Baseado no
mandamento “honra teu pai e tua mãe para que teus dias se prolonguem sobre a
Terra”, o Episódio IV conta a estória de um homem viúvo, Michael, que vive sozinho
com a sua filha única, Anka. Desde as primeiras cenas notamos que entre os dois
há perguntas não respondidas, pormenores de uma relação que crescem de
importância quando uma carta lacrada é encontrada pela filha. No envelope está
escrito com a letra da mãe falecida “abrir apenas depois da minha morte”. Nada
mais tentador do que uma ordem escrita dessa natureza.
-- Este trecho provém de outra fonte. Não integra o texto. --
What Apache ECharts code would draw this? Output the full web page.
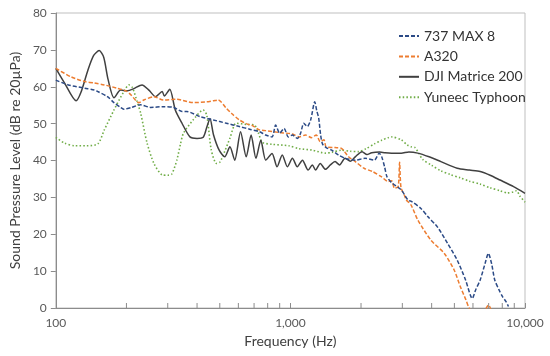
<!DOCTYPE html>
<html>
<head>
<meta charset="utf-8">
<script src="https://cdn.jsdelivr.net/npm/echarts@6/dist/echarts.min.js"></script>
<style>html,body{margin:0;padding:0;background:#fff}#c{width:550px;height:356px}</style>
</head>
<body>
<div id="c"></div>
<script>
// ---- data ----
const seriesNames = ['737 MAX 8', 'A320', 'DJI Matrice 200', 'Yuneec Typhoon'];

const maxFreq = [100,113,133,146,151,166,177,188,195,210,230,253,288,318,345,361,412,469,533,606,670,738,785,835,865,900,940,980,1020,1070,1105,1140,1180,1220,1270,1295,1320,1345,1370,1420,1500,1600,1710,1890,2080,2280,2390,2450,2520,2580,2700,2970,3170,3300,3600,3850,4230,4680,5140,5580,5960,6160,6440,6760,6980,7200,7430,7750,8020,8300,8500];
const maxSpl  = [61.8,60.5,59.6,59.1,58.7,57.3,55.7,54.5,53.9,54.4,55.1,54.4,54.6,54.4,53.3,53.3,51.9,51.0,50.1,49.2,48.5,47.8,46.9,46.4,49.6,47.4,48.7,46.4,46.9,46.0,47.4,50.1,49.2,51.0,55.9,53.5,51.5,47.0,44.5,43.5,42.8,41.5,40.6,40.1,40.6,40.1,42.0,41.0,38.3,35.6,34.0,32.0,29.3,28.8,27.0,24.8,22.0,17.5,13.0,7.6,2.6,4.9,7.6,12.1,14.8,12.1,7.6,4.9,3.1,1.7,0.4];

const a320Freq = [100,116,133,146,161,183,200,209,226,237,262,288,328,385,439,470,492,533,560,606,648,692,738,785,893,1020,1090,1160,1230,1290,1340,1390,1420,1550,1650,1770,1890,2060,2240,2440,2610,2700,2780,2880,2920,2960,3060,3120,3270,3490,3970,4530,4990,5300,5600,5780,6000,6500,7000,7200];
const a320Spl  = [65.0,62.7,61.4,61.0,60.5,59.6,58.8,57.8,55.7,56.4,57.3,56.4,56.6,55.7,55.9,56.2,56.4,54.2,52.8,51.0,50.0,49.4,48.3,48.1,47.6,47.2,46.4,46.9,46.2,46.9,45.1,45.6,43.7,43.5,43.3,41.0,39.7,37.9,37.0,35.6,34.3,34.5,32.5,32.9,39.5,32.7,30.6,29.3,27.9,23.9,18.4,14.8,10.3,5.8,2.2,0.0,-1.5,-2.0,0.8,-1.0];

const djiFreq = [100,109,122,128,137,145,153,160,167,177,189,202,215,233,250,266,284,290,306,323,345,373,400,425,440,454,470,497,525,552,579,613,648,680,713,748,785,835,877,923,971,1020,1070,1125,1190,1240,1280,1340,1410,1480,1550,1620,1710,1800,1890,2020,2120,2220,2400,2530,2700,2970,3200,3490,3900,4380,5140,5800,6440,7100,7830,8940,10000];
const djiSpl  = [65.0,61.0,56.2,58.5,64.5,68.5,69.8,68.0,62.0,57.0,59.1,58.9,59.5,60.5,59.0,57.3,58.7,57.5,59.3,53.7,50.1,46.4,46.0,46.3,49.0,51.4,47.0,42.8,41.0,43.7,40.1,47.8,41.0,46.9,40.6,45.5,40.1,41.9,38.3,41.5,38.3,40.6,38.3,40.1,37.4,38.8,37.4,39.2,37.6,38.8,39.7,38.8,40.6,39.8,41.0,42.4,41.6,42.1,42.3,42.1,42.0,42.0,42.3,42.0,41.0,39.7,37.9,37.4,37.0,36.0,34.7,32.9,31.1];

const yunFreq = [100,109,120,135,151,161,177,195,205,212,222,230,245,262,284,300,312,328,340,350,385,425,440,460,484,500,525,552,587,648,703,730,760,835,985,1090,1240,1410,1500,1650,1800,1950,2100,2280,2450,2610,2700,2970,3150,3270,3400,3520,3660,4000,4380,4800,5300,5800,6440,7100,7830,8400,8940,9200,9500,10000];
const yunSpl  = [46.3,44.7,44.0,44.0,44.5,48.3,53.7,58.7,60.5,59.8,56.0,52.8,44.7,39.2,36.1,36.0,36.3,40.1,44.5,47.4,51.0,53.7,52.3,42.8,39.2,39.5,42.5,46.0,50.1,49.8,49.6,47.5,44.9,44.4,44.0,43.2,42.8,42.0,42.2,42.8,42.5,42.4,43.2,44.5,45.5,46.2,46.4,45.6,44.2,43.7,43.5,42.0,40.3,38.7,37.2,36.2,35.3,34.4,33.6,32.6,31.8,31.2,31.5,31.8,30.4,28.7];

const xTickLabels = ['100', '1,000', '10,000'];
const minorTicks = [200,300,400,500,600,700,800,900,2000,3000,4000,5000,6000,7000,8000,9000];

// ---- chart ----
const FONT = 'Lato, "Open Sans", sans-serif';
const zip = (f, v) => f.map((x, i) => [x, v[i]]);
const chart = echarts.init(document.getElementById('c'), null, {renderer: 'canvas'});

const styles = [
  {color: '#2b4a86', type: [4, 2], width: 1.5},
  {color: '#ed7d31', type: [4, 2], width: 1.5},
  {color: '#404040', type: 'solid', width: 1.5},
  {color: '#70ad47', type: [1.5, 2.2], width: 1.6}
];
const dataSets = [zip(maxFreq, maxSpl), zip(a320Freq, a320Spl), zip(djiFreq, djiSpl), zip(yunFreq, yunSpl)];

const lineSeries = seriesNames.map((n, i) => ({
  name: n,
  type: 'line',
  data: dataSets[i],
  symbol: 'none',
  smooth: 0.25,
  clip: true,
  lineStyle: styles[i],
  itemStyle: {color: styles[i].color},
  z: 10 - i
}));

chart.setOption({
  animation: false,
  backgroundColor: '#fff',
  textStyle: {fontFamily: FONT},
  grid: {left: 51, right: 25, top: 13, bottom: 48, show: true, borderColor: '#bfbfbf', borderWidth: 1},
  legend: {
    data: seriesNames,
    orient: 'vertical',
    left: 398,
    top: 29,
    padding: 0,
    itemWidth: 20,
    itemHeight: 14,
    itemGap: 6.4,
    itemStyle: {opacity: 0},
    textStyle: {fontFamily: FONT, fontSize: 14, color: '#333'}
  },
  xAxis: {
    type: 'log',
    logBase: 10,
    min: 100,
    max: 10000,
    name: 'Frequency (Hz)',
    nameLocation: 'middle',
    nameGap: 26,
    nameTextStyle: {fontFamily: FONT, fontSize: 14, color: '#404040'},
    axisLine: {lineStyle: {color: '#8c8c8c', width: 1}},
    axisTick: {inside: true, length: 5, lineStyle: {color: '#8c8c8c'}},
    axisLabel: {
      fontFamily: FONT, fontSize: 12, color: '#595959', margin: 9,
      formatter: v => { const k = Math.round(Math.log10(v)) - 2; return xTickLabels[k] !== undefined ? xTickLabels[k] : ''; }
    },
    splitLine: {show: false}
  },
  yAxis: {
    type: 'value',
    min: 0,
    max: 80,
    interval: 10,
    name: 'Sound Pressure Level (dB re 20µPa)',
    nameLocation: 'middle',
    nameGap: 33,
    nameTextStyle: {fontFamily: FONT, fontSize: 14, color: '#404040'},
    axisLine: {show: true, lineStyle: {color: '#8c8c8c', width: 1}},
    axisTick: {show: true, inside: false, length: 5, lineStyle: {color: '#8c8c8c'}},
    axisLabel: {fontFamily: FONT, fontSize: 12, color: '#595959', margin: 9},
    splitLine: {show: false}
  },
  series: lineSeries.concat([{
    type: 'custom',
    name: 'minorTicks',
    silent: true,
    data: minorTicks.map(f => [f, 0]),
    renderItem: (params, api) => {
      const p = api.coord([api.value(0), 0]);
      return {type: 'line', shape: {x1: p[0], y1: p[1], x2: p[0], y2: p[1] - 5}, style: {stroke: '#8c8c8c', lineWidth: 1}};
    },
    z: 20
  }])
});
</script>
</body>
</html>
Mas Anka resiste diante
da carta jamais aberta. O pai sai em viagem de negócios e ela passa os próximos
dias com a carta na mão num embate pessoal entre abri-la ou não. A pergunta “o
que será que está escrito aqui?” parece saltar da tela através dos pensamentos
de Anka. A relação que ela tem com o pai ganha uma luz no final do túnel,
quando Michael retorna de viagem e ela lhe revela ainda no aeroporto que sabe
da existência da carta e do seu conteúdo: Michael não é o pai de Anka. O
primeiros ajustes dos não-ditos são feitos diante de uma foto da mãe quando
jovem entre dois rapazes – um deles pode ser o pai de Anka. Aqui, Kieslowski
abre um pouco mais o diafragma da sua lente para mostrar que Anka reserva pelo
pai um desejo incestuoso contido, secretamente também mantido por Michael. As
sutilezas de um roteiro escrito com maestria não precisam de meias palavras
para deixar claro nesse ponto da estória a cumplicidade de sentimentos que
ambos nutrem um pelo outro – olhares, gestos, comportamentos entre Michael e
Anka revelam muito mais do que qualquer texto. O Complexo de Édipo torna-se então
explícito embora até aqui tratado entre linhas.
Kieslowski
tratou de criar Anka como uma estudante de artes dramáticas para que ela
representasse na vida real as distorções de comportamento que adotamos quando
assumimos personagens. Ela é uma atriz em todos os sentidos, quando resolve
atuar como mulher de Michael. Contudo, através dessa representação, tanto pai
quanto filha atende uma falsa postura social e familiar diante do desejo carnal
que os atormenta. Esses universos misteriosos são enfim descortinados. O
desfecho da estória é surpreendente, levando a cabo a manutenção da mentira
como recurso de fuga de uma realidade oposta à outra muito diferente, idealizada
segundo desejos que conseguem vencer a barreira de um dilema moral. Não
sabemos, na verdade, no que se tornará a relação entre Michael e Anka, mas para
um bom entendedor uma boa trilha sonora final basta.